September/October 2010 Babies In Britain

The cause: The January 2010 storm in Britain

In January 2010, a record winter snowfall sparked a romp that resulted in a 6 percent year over year increase in births, according to the the Daily Mail. England and Wales had 64,542 births in October 2010, and 62,986 births in September 2010. This was the highest birth rate seen in Britain in 20 years.

October 2007 Babies In The Mountain States

The cause: The December 2006 blizzards in Colorado

Colorado-dwellers love to ski — but 2006 brought a little too much snow for the slopes, sending residents indoors with back-to-back blizzards. In October 2007, there was a 3 percent to 6.7 percent jump in births, compared to the preceding and following Octobers. It was the highest birth rate for that month in Colorado of any other year between 1995 and 2015.

October 1996 Babies In New England

The cause: The January 1996 nor'easter

In January 1996, all of New England as well as New York, New Jersey, Pennsylvania, Maryland, and Virginia were hit with a harsh nor'easter. But in October 1996, the same areas were hit with an influx of cute babies. The highest number of October births in Pennsylvania, Massachusetts, Connecticut, and New York compared to any other years were reported in 1996. There were also 1.5 percent to 6.4 percent increases in birth rates from October 1995 to October 1996 across all the aforementioned states. That's a whole lot of babies! In fact, if you're on the super-young end of things, you could be a nor'easter baby.

October/November 2006 Babies In The Mid-Atlantic

The cause: The January 2000 North American blizzard

Virginia and North Carolina were hit hard in January 2006, with thousands of power outages affecting the area. The storm eventually caused a 2.3 percent to 6.7 percent bump in birth count. Approximately 700-800 more births were recorded in North Carolina in October and November than in the preceding and following Octobers and Novembers. Snow is a little more rare down south, so you can't blame North Carolina residents for wanting to avoid it!

November/December 2007 Babies In The Midwest

The cause: The February 2007 snowstorm in Minnesota and Wisconsin

A baby boom wasn't the only benefit of this storm — according to the Minnesota State Climatology Office, the February 2007 storm delivered the moisture central Minnesota desperately needed. The snowstorm eventually caused a 0.5 percent to 5.6 percent spike in births in the area, with several hundred more births in November and December 2007 than in other years.

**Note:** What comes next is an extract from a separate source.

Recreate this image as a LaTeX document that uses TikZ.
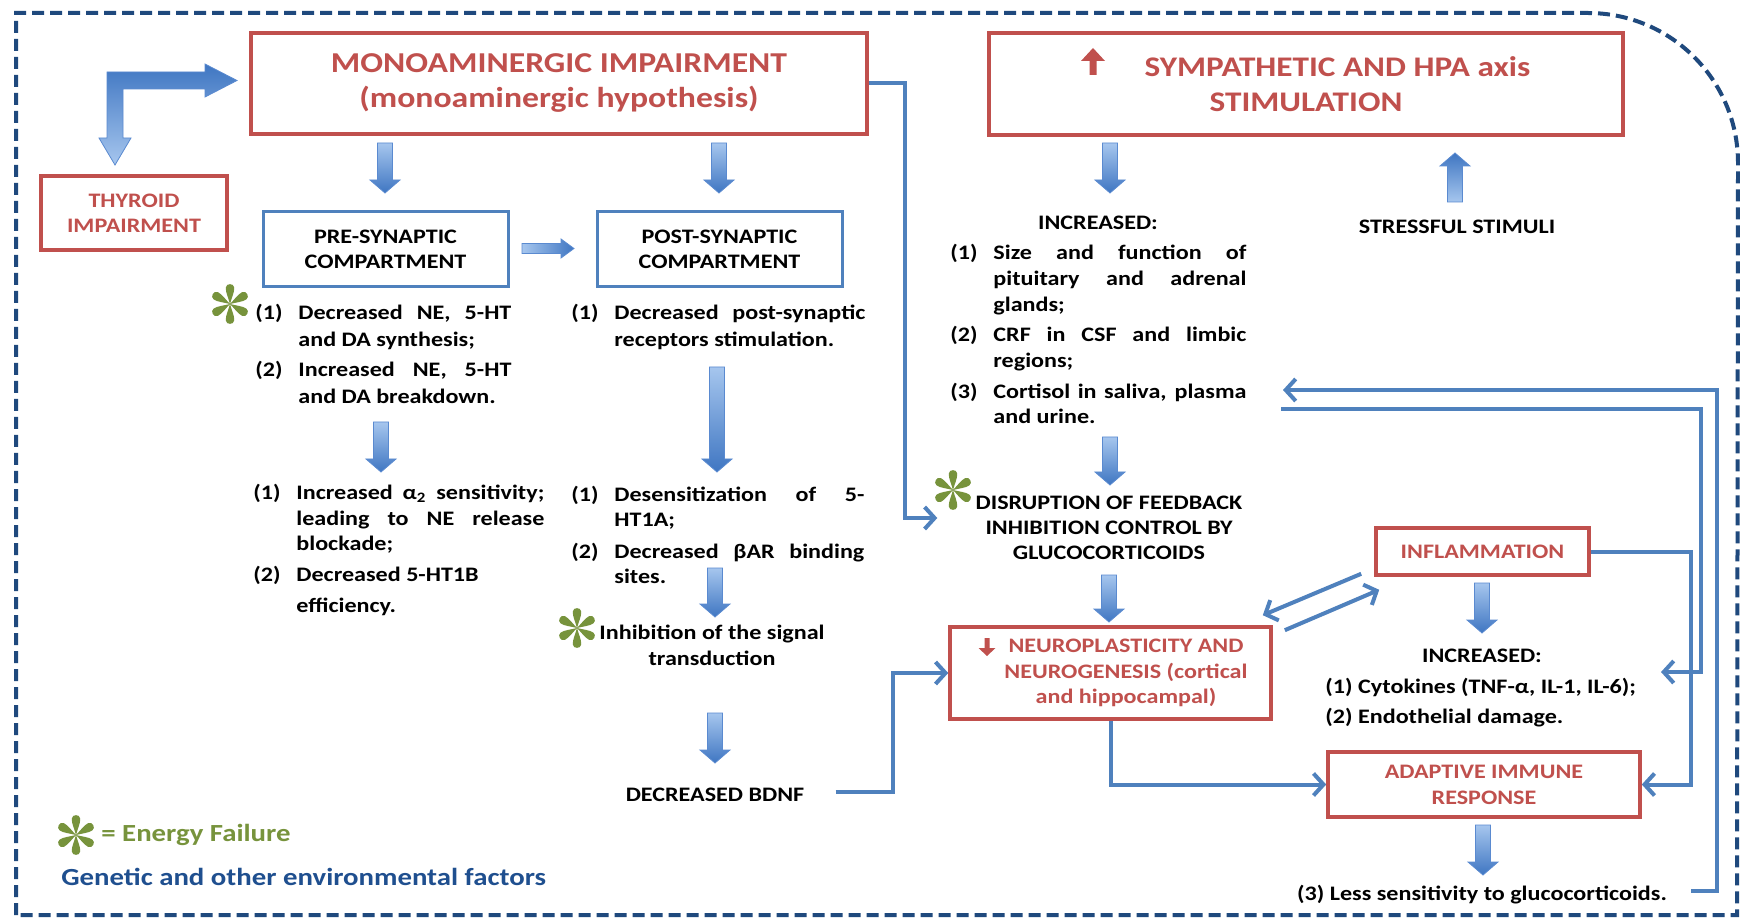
\documentclass[tikz,border=0pt]{standalone}
\usepackage{fontspec}
\setmainfont{Carlito}[FakeStretch=1.17]
\usetikzlibrary{arrows.meta,calc}
\definecolor{cred}{HTML}{C0504D}
\definecolor{cblue}{HTML}{4F81BD}
\definecolor{cnavy}{HTML}{1F497D}
\definecolor{cgreen}{HTML}{77933C}
\definecolor{cgen}{HTML}{1F4F8F}
\definecolor{alight}{HTML}{A6C6EE}
\definecolor{adark}{HTML}{3F76C2}
\definecolor{ablue}{HTML}{5A8AD0}
\newcommand{\fsz}[2]{\fontsize{#1}{#2}\selectfont\bfseries}
\newcommand{\itm}[3]{\makebox[21.5pt][l]{#1}\makebox[#2][s]{#3}}
\newcommand{\itl}[3]{\makebox[21.5pt][l]{#1}\makebox[#2][l]{#3}}
\newcommand{\cnj}[2]{\hspace*{21.5pt}\makebox[#1][s]{#2}}
\newcommand{\cnl}[2]{\hspace*{21.5pt}\makebox[#1][l]{#2}}
\newcommand{\vblock}[4][]{\shadedraw[blk,top color=alight,bottom color=adark,#1] ({#2-7.5},#3) -- ({#2+7.5},#3) -- ({#2+7.5},{#4-13*sign(#4-#3)}) -- ({#2+15},{#4-13*sign(#4-#3)}) -- (#2,#4) -- ({#2-15},{#4-13*sign(#4-#3)}) -- ({#2-7.5},{#4-13*sign(#4-#3)}) -- cycle;}
\newcommand{\hblock}[3]{\shadedraw[blk,left color=alight,right color=adark] (#2,{#1-5}) -- ({#3-13},{#1-5}) -- ({#3-13},{#1-9.5}) -- (#3,#1) -- ({#3-13},{#1+9.5}) -- ({#3-13},{#1+5}) -- (#2,{#1+5}) -- cycle;}
\newcommand{\redarr}[6]{\fill[cred] ({#1-#4},#2) -- ({#1+#4},#2) -- ({#1+#4},{#3-#6*sign(#3-#2)}) -- ({#1+#5},{#3-#6*sign(#3-#2)}) -- (#1,#3) -- ({#1-#5},{#3-#6*sign(#3-#2)}) -- ({#1-#4},{#3-#6*sign(#3-#2)}) -- cycle;}
\tikzset{ast/.pic={\foreach \a in {90,30,-30,-90,150,210}{\fill[cgreen,rotate=\a] (0,0) .. controls (6,-1.6) and (12,-4.6) .. (16.5,-4.2) .. controls (21,-3.8) and (21,3.8) .. (16.5,4.2) .. controls (12,4.6) and (6,1.6) .. (0,0);}}}
\begin{document}
\begin{tikzpicture}[x=0.5pt,y=-0.5pt,
  rbox/.style={draw=cred, line width=1.8pt, text=cred, align=center, inner sep=0pt},
  bbox/.style={draw=cblue, line width=1.5pt, text=black, align=center, inner sep=0pt},
  txt/.style={align=center, inner sep=0pt, text=black},
  lst/.style={inner sep=0pt, anchor=base west, text=black},
  conn/.style={draw=cblue, line width=2pt, -{Straight Barb[length=5pt,width=11pt]}},
  blk/.style={draw=ablue, line width=0.4pt},
  border/.style={draw=cnavy, line width=2pt, dash pattern=on 6pt off 3pt},
]
\useasboundingbox (0,0) rectangle (1740,919);
\fill[white] (0,0) rectangle (1740,919);
% border
\draw[border] (16,915) -- (16,13) -- (1588,13) arc[start angle=-90,end angle=0,radius=150] -- (1737,915) -- cycle;

% boxes
\node[rbox, minimum width=308pt, minimum height=50.5pt, font=\fsz{14.4}{17.5}] (mono) at (559,83.5) {MONOAMINERGIC IMPAIRMENT\\(monoaminergic hypothesis)};
\node[rbox, minimum width=93pt, minimum height=37pt, font=\fsz{10.3}{12.5}] (thy) at (134,213) {THYROID\\IMPAIRMENT};
\node[bbox, minimum width=122.5pt, minimum height=37.5pt, font=\fsz{10.3}{12.5}] (pre) at (385.5,249.5) {PRE-SYNAPTIC\\COMPARTMENT};
\node[bbox, minimum width=122.5pt, minimum height=37.5pt, font=\fsz{10.3}{12.5}] (post) at (719.5,249.5) {POST-SYNAPTIC\\COMPARTMENT};
\node[rbox, minimum width=317pt, minimum height=51pt, font=\fsz{14.2}{17.5}] (symp) at (1306,84) {\hspace*{31.5pt}SYMPATHETIC AND HPA axis\\STIMULATION};
\node[rbox, minimum width=106.5pt, minimum height=23.5pt, font=\fsz{10.3}{12.5}] (infl) at (1482.5,551.5) {INFLAMMATION};
\node[rbox, minimum width=160.5pt, minimum height=46pt, font=\fsz{10.3}{12.75}] (neuro) at (1110.5,673) {\hspace*{15.5pt}NEUROPLASTICITY AND\\\hspace*{15.5pt}NEUROGENESIS (cortical\\\hspace*{15.5pt}and hippocampal)};
\node[rbox, minimum width=156pt, minimum height=32.5pt, font=\fsz{10.3}{13}] (adapt) at (1484,784.5) {ADAPTIVE IMMUNE\\RESPONSE};

% plain texts
\node[txt, font=\fsz{10.3}{12.5}] (inc1) at (1098,223) {INCREASED:};
\node[txt, font=\fsz{10.3}{12.5}] (stress) at (1457,227) {STRESSFUL STIMULI};
\node[txt, font=\fsz{10.3}{12.5}] (disr) at (1109,528) {DISRUPTION OF FEEDBACK\\INHIBITION CONTROL BY\\GLUCOCORTICOIDS};
\node[txt, font=\fsz{10.3}{13}] (inh) at (712,645) {Inhibition of the signal\\transduction};
\node[txt, font=\fsz{10.3}{12.5}] (bdnf) at (715,795) {DECREASED BDNF};
\node[txt, font=\fsz{10.3}{12.5}] (inc2) at (1482,656) {INCREASED:};
\node[lst] (cyt) at (1325,693.5) {\parbox[t]{170pt}{\fsz{10.3}{13}(1) Cytokines (TNF-α, IL-1, IL-6);\\[2pt](2) Endothelial damage.}};
\node[txt, font=\fsz{10.3}{12.5}] (less) at (1482,895) {(3) Less sensitivity to glucocorticoids.};
\node[txt, anchor=west, text=cgreen, font=\fsz{12.3}{14}] (legend) at (101,835) {= Energy Failure};
\node[txt, anchor=west, text=cgen, font=\fsz{12.3}{14}] (genetic) at (61,877) {Genetic and other environmental factors};

% lists
\node[lst] (prel1) at (255,319.5) {\parbox[t]{128pt}{\fsz{10.3}{13.5}%
\itm{(1)}{106.5pt}{Decreased NE, 5-HT}\\
\cnl{106.5pt}{and DA synthesis;}\\[1.5pt]
\itm{(2)}{106.5pt}{Increased NE, 5-HT}\\
\cnl{106.5pt}{and DA breakdown.}}};
\node[lst] (postl1) at (571,319.5) {\parbox[t]{147pt}{\fsz{10.3}{13.5}%
\itm{(1)}{125.5pt}{Decreased post-synaptic}\\
\cnl{125.5pt}{receptors stimulation.}}};
\node[lst] (prel2) at (253,499.5) {\parbox[t]{145.5pt}{\fsz{10.3}{12.5}%
\itm{(1)}{124pt}{Increased α\textsubscript{2} sensitivity;}\\[0.5pt]
\cnj{124pt}{leading to NE release}\\
\cnl{124pt}{blockade;}\\[3pt]
\itl{(2)}{124pt}{Decreased 5-HT1B}\\[3pt]
\cnl{124pt}{efficiency.}}};
\node[lst] (postl2) at (571,501.5) {\parbox[t]{146.5pt}{\fsz{10.3}{12.5}%
\itm{(1)}{125pt}{Desensitization of 5-}\\
\cnl{125pt}{HT1A;}\\[3.5pt]
\itm{(2)}{125pt}{Decreased βAR binding}\\
\cnl{125pt}{sites.}}};
\node[lst] (sympl) at (950,259.5) {\parbox[t]{148pt}{\fsz{10.3}{13}%
\itm{(1)}{126.5pt}{Size and function of}\\
\cnj{126.5pt}{pituitary and adrenal}\\
\cnl{126.5pt}{glands;}\\[2pt]
\itm{(2)}{126.5pt}{CRF in CSF and limbic}\\
\cnl{126.5pt}{regions;}\\[2.5pt]
\itm{(3)}{126.5pt}{Cortisol in saliva, plasma}\\[-0.5pt]
\cnl{126.5pt}{and urine.}}};

% asterisks
\pic at (230,304) {ast};
\pic at (577,628) {ast};
\pic at (953,490) {ast};
\pic at (76,835) {ast};

% red title arrows
\redarr{1093}{75}{48}{3.5}{12}{13}
\redarr{987}{638}{656}{2.5}{8.5}{8}

% block arrows
\shadedraw[blk, top color=adark, bottom color=alight] (107,72) -- (205,72) -- (205,64) -- (237,80.5) -- (205,97) -- (205,89) -- (123,89) -- (123,138) -- (131,138) -- (115,165) -- (99,138) -- (107,138) -- cycle;
\vblock{385}{143}{193}
\vblock{719}{143}{193}
\hblock{248.5}{522}{574}
\vblock{381}{422}{472}
\vblock{717}{367}{472}
\vblock{715}{568}{617}
\vblock{715}{713}{763}
\vblock{1110}{143}{193}
\vblock[top color=adark,bottom color=alight]{1455}{202}{153}
\vblock{1110}{437}{485}
\vblock{1109}{575}{622}
\vblock{1482}{583}{633}
\vblock{1483}{825}{875}

% connectors
\coordinate (fbin) at (1283,390);
\coordinate (fbout) at (1281,409);
\coordinate (cytin) at (1661,672);
\draw[conn] (mono.east) -- ++(36,0) |- ($(disr.west)+(-38,-10)$);
\draw[conn] ($(bdnf.east)+(31,-3)$) -- ++(57,0) |- (neuro.west);
\draw[conn] (neuro.south) |- (adapt.west);
\draw[conn] (infl.east) -- ++(100,0) |- (adapt.east);
\draw[conn] (fbout) -- ++(420,0) |- (cytin);
\draw[conn] ($(less.east)+(24,-4)$) -- ++(26,0) |- (fbin);
\draw[conn] ($(infl.south west)+(-13,-3)$) -- ($(neuro.north east)+(-10,-10)$);
\draw[conn] ($(neuro.north east)+(12,5)$) -- ($(infl.south west)+(5,13)$);
\end{tikzpicture}
\end{document}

November/December 2003 Babies In The Mid-Atlantic & New England

The cause: The Presidents' Day Storm II of 2003

This storm affected Massachusetts, New York, Missouri, Illinois, Pennsylvania, Maryland, and Northern Virginia, with all seven states experiencing jumps in birth. Birth rates jumped in November and December 2003 by 2.2 percent to 3.1 percent compared to the same months in the previous year.

December 1995 Babies In The Northeast

The cause: The February 1995 Nor'easter

The 1995 Nor’easter caused a 1.9 percent to 2.8 percent baby boom in New England, New Jersey, New York, and Pennsylvania for the month of December 1995. Not to mention, January 1997 had 1.9 percent more births than January 1998 across all of those areas. Plus, New York experienced the highest number of births of any year for the same month, with December 1995 raking in a 2.8 percent higher birth rate than December 1996.

July 1997 Babies In The Prairie

The cause: The October 1997 Western plains winter storms

In October 1997, a storm roared through Colorado, Nebraska, Illinois, Michigan, Iowa, Oklahoma, and Kansas. The storm sent people inside, resulting in a year over year 0.5 percent to 1.5 percent increase in births in July 1997. Not to mention, Michigan experienced the highest birth rate in July compared to the same month in all other years.

It's important to note that storms can be destructive and scary, and can put lives and communities at risk. One bright side of the need to stay stay in your homes is that people often retreat under the covers, which sometimes results in a small boom of adorable babies nine to 10 months later. Stay warm, everyone!